Despite the current “feel good factor” in many African economies, this moment calls for sober reflection rather than hubris, African Development Bank Group (AfDB) President Donald Kaberuka said here Thursday.
“The possibility is real that things may get worse and not better,” Kaberuka told the opening session of the 47th AfDB Annual General Assembly that has brought together representatives of the 54 African and 24 European and North American member states of Africa’s top development bank.
Australia is also represented at the meeting as an observer.
Urging sub-Saharan African countries to maintain their growth momentum that clocked 5.9 percent in 2011, with a few seeing double digits growth, Kaberuka cautioned that internal socio-political setbacks posed risks in some countries.
“Look at the dramatic situation in Mali and the threatened partition of the country, the chronic instability in Guinea-Bissau, the 22-year mayhem in Somalia as well as the drought in the Sahel and the Horn of Africa regions.
“These are certainly isolated cases, but they are an indication of some of the potential risks on the way,” he said.
The Bank is holding its meetings in the wake of a shifting global economic landscape where unpredictable events have led to a reordering in priorities for international development, and in particular development assistance to Africa that has been the major beneficiary.
Governors of the AfDB are at this session reflecting on the likely implications of the global situation to Africa, amid challenges of making the continent’s growth broad based and inclusive to maintain the hope of the majority youth population for getting jobs.
But, while the North African economies are going through a delicate transition phase, the rest of the continent has to brace itself for the impact of the eurozone turbulence.
“Information now available indicates that already some of the smaller countries are beginning to experience problematic access to trade finance; several frontier markets have postponed the launch of sovereign bonds as borrowing gets costlier as European banks retrench deleverage,” Kaberuka said.
He said “there are heavy clouds on the horizon” due to the lagged effects of the European recession that combines with uncertainty about how the emerging giants of Brazil, Russia, India and China (BRICs) will fare in 2012.
The direct implication here concerns investment flows to Africa and demand for African exports.
This time round, Africa’s resilience is not as robust as it was in 2008 when the global financial crisis hit its apex. Africa’s shock absorbers and fiscal space are weaker and some countries have tumbled to double digit inflation.
Kaberuka elaborated the prevailing situation, saying it is important for African leaders to make the important distinction between “economic growth and economic transformation”.
He said many of the countries have posted impressive headline growth statistics, but that the structure of the economies hardly changed, with much of the growth propelled by a very narrow range of traditional commodity exports.
Since the strong headline growth did not come from innovation and diversification, Kaberuka said it “has not commensurately translated into jobs, opportunities for the young and visible improvement in people’s lives.”
He suggested that targeted safety nets adopted as a policy choice must be part of any inclusive growth agenda, otherwise it serves to undermine public finances, breed corruption and capture by the elites.

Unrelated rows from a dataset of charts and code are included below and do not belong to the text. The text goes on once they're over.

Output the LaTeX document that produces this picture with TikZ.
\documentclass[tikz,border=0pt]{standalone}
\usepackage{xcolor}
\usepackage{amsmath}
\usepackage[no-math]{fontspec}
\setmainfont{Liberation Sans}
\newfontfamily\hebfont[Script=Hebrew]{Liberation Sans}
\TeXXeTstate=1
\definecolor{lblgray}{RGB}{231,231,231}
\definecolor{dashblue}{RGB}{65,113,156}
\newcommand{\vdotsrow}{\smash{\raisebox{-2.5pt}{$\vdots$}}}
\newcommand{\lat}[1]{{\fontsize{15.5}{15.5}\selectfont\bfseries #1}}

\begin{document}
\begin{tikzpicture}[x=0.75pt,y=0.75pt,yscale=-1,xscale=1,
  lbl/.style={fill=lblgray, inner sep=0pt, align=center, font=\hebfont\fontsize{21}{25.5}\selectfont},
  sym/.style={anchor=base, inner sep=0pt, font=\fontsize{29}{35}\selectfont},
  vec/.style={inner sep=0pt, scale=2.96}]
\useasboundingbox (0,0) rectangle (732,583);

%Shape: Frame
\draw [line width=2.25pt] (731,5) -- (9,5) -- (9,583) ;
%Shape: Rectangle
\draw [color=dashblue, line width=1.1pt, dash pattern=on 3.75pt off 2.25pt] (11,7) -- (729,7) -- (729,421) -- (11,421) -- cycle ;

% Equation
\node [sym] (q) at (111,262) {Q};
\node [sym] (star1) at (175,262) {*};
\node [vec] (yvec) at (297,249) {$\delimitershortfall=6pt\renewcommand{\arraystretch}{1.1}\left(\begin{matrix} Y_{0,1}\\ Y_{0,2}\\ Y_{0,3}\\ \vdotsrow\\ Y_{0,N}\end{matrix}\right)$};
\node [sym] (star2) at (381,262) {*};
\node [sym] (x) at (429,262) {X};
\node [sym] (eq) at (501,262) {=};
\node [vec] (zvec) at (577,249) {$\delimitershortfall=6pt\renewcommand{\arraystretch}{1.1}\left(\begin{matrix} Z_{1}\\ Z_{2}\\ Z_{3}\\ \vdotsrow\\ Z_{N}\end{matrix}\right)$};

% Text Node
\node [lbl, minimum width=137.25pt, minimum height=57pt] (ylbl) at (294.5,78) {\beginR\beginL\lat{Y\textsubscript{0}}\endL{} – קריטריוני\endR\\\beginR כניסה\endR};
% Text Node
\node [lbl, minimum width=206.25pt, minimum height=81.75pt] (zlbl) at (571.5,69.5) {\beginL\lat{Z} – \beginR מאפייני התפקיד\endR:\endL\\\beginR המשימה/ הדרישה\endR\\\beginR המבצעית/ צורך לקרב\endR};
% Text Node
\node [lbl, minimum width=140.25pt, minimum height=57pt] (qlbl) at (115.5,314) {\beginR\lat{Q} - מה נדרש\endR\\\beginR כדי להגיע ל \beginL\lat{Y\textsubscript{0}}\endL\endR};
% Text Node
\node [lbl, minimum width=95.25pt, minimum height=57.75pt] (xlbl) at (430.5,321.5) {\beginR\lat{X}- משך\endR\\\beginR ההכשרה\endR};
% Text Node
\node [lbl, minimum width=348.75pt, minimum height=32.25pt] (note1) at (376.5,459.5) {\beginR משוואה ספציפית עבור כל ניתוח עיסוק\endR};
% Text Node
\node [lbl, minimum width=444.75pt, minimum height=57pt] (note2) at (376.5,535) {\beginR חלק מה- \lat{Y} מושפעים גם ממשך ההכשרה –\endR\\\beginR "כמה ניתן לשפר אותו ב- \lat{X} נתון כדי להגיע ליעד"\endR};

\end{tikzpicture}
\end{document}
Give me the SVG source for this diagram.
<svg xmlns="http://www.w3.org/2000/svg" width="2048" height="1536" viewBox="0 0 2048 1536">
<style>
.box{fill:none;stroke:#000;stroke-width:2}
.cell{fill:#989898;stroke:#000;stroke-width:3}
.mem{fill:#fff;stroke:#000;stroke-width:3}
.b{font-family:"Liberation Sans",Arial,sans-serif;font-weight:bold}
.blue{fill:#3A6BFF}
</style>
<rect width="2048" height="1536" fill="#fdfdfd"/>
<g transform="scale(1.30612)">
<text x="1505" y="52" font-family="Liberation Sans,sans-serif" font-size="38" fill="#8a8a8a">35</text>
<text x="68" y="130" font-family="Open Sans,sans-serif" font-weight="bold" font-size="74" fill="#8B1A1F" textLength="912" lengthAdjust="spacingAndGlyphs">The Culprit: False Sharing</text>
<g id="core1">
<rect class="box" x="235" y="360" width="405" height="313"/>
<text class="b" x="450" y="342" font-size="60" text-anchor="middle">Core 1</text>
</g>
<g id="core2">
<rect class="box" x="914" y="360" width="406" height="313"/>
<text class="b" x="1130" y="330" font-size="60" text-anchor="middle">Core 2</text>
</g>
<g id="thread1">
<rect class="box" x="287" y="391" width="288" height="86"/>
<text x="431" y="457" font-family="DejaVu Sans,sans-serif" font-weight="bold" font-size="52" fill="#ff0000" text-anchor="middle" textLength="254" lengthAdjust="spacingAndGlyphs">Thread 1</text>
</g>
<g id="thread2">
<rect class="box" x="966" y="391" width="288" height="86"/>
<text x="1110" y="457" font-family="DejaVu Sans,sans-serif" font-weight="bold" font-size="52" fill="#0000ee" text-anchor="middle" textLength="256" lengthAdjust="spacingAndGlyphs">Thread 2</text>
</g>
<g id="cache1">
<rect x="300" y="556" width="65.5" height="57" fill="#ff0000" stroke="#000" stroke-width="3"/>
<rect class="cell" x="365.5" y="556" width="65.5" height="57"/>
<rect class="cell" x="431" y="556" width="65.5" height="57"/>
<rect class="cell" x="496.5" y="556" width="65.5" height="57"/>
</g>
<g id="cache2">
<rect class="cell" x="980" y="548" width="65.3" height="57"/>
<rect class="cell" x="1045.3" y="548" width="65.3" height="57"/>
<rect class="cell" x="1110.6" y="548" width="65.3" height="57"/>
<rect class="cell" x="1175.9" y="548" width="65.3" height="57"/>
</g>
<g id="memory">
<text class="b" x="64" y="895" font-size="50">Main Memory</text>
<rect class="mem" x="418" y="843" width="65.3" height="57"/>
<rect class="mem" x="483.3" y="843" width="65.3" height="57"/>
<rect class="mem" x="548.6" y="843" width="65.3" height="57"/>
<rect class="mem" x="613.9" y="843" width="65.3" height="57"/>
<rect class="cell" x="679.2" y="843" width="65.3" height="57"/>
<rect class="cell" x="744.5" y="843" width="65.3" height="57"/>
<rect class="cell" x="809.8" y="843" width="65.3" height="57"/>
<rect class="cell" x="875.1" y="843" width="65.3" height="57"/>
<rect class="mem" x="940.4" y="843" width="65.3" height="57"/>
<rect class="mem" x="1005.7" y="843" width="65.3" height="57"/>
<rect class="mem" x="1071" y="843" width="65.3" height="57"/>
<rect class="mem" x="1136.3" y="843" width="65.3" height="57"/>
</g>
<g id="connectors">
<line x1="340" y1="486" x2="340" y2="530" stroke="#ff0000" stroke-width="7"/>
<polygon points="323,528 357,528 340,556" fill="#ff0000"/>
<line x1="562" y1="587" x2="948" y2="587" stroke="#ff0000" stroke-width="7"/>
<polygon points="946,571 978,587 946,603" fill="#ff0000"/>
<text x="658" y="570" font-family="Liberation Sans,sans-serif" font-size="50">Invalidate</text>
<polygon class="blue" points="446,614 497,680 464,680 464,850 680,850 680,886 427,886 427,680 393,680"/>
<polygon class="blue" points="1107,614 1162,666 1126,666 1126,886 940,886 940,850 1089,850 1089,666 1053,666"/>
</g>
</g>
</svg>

“African citizens have high expectations. We must quickly bring to them the benefits of economic growth,” Kaberuka urged, even while conceding that there was no quick fix.
“There are choices in public policy that are possible and feasible – from agriculture and food security to small businesses, resolute focus on gender and financial inclusion.
“We have an opportunity to learn from best practices combining robust safety nets instruments and access to education by children of the poor. The Bank will continue to mainstream these issues into its work,” Kaberuka assured.